The THL was briefly resurrected as a three-team amateur league in 1940. This iteration of the league was bankrolled by Burdines, Pan American, and Florida Power & Light, and featured the Clippers, Pirates, and Indians (the former Seminoles); Goodman and Simpson returned as coaches. Unlike the 1938-39 league, most of these rosters were made up of recruits from the Miami area, including college students and Army, Navy, and Air Corps servicemen. The 1941 Clippers featured a former NHLer in Bill Regan, as well as the son of Stanley Cup-winning goaltender Hap Holmes. Though records are unclear, it appears that this league folded around September 1941, after the city of Coral Gables "took away" the Coliseum from the THL—thus depriving the league of a home rink.

==Final standings==

Tropical Hockey League, 1938-39 season
|  | GP | W | L | T | GF | GA | Pts |
|---|---|---|---|---|---|---|---|
| Coral Gables Seminoles | 14 | 12 | 2 | 0 | 85 | 53 | 24 |
| Miami Clippers | 13 | 7 | 6 | 0 | 53 | 58 | 14 |
| Miami Beach Pirates | 14 | 5 | 9 | 0 | 57 | 69 | 10 |
| Havana Tropicals | 15 | 4 | 11 | 0 | 69 | 84 | 8 |

==Legacy==
The Tropical Hockey League experiment did little to popularize hockey in the South. After 1941, there would be no further attempt to establish professional hockey in the region until 1956, when the Eastern Hockey League placed the Charlotte Clippers, later the Charlotte Checkers, in Charlotte, North Carolina. Florida did not get another hockey team until the Jacksonville Rockets joined the EHL in 1964. From 1992 to 1995 there was another minor hockey league based in Florida, the Sunshine Hockey League. Major league hockey did not expand into the South until the 1970s, with the NHL's Atlanta Flames and the World Hockey Association's Houston Aeros (both in 1972).
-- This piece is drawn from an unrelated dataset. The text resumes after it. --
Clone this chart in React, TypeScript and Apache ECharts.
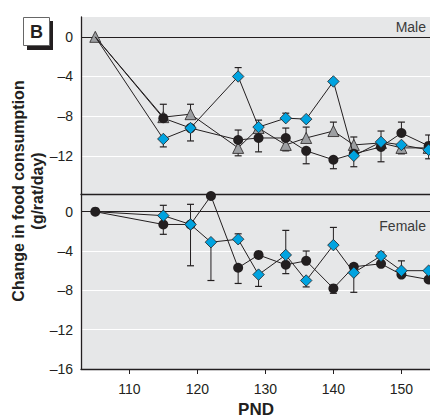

The WHA had also attempted to place another team in Miami, the Screaming Eagles, but the plan fell apart due to the unsuitability of existing arenas (including the Coliseum). The NHL finally expanded to Florida in the season, awarding an expansion franchise to the Tampa Bay Lightning; hockey returned to Miami the following season with the establishment of the Florida Panthers.

The NHL would not see a Florida-born player until Val James, who made his brief debut with the Buffalo Sabres; the first Florida-raised player in the NHL would be Brian Ferlin, who played for junior hockey in Jacksonville before debuting with the Bruins.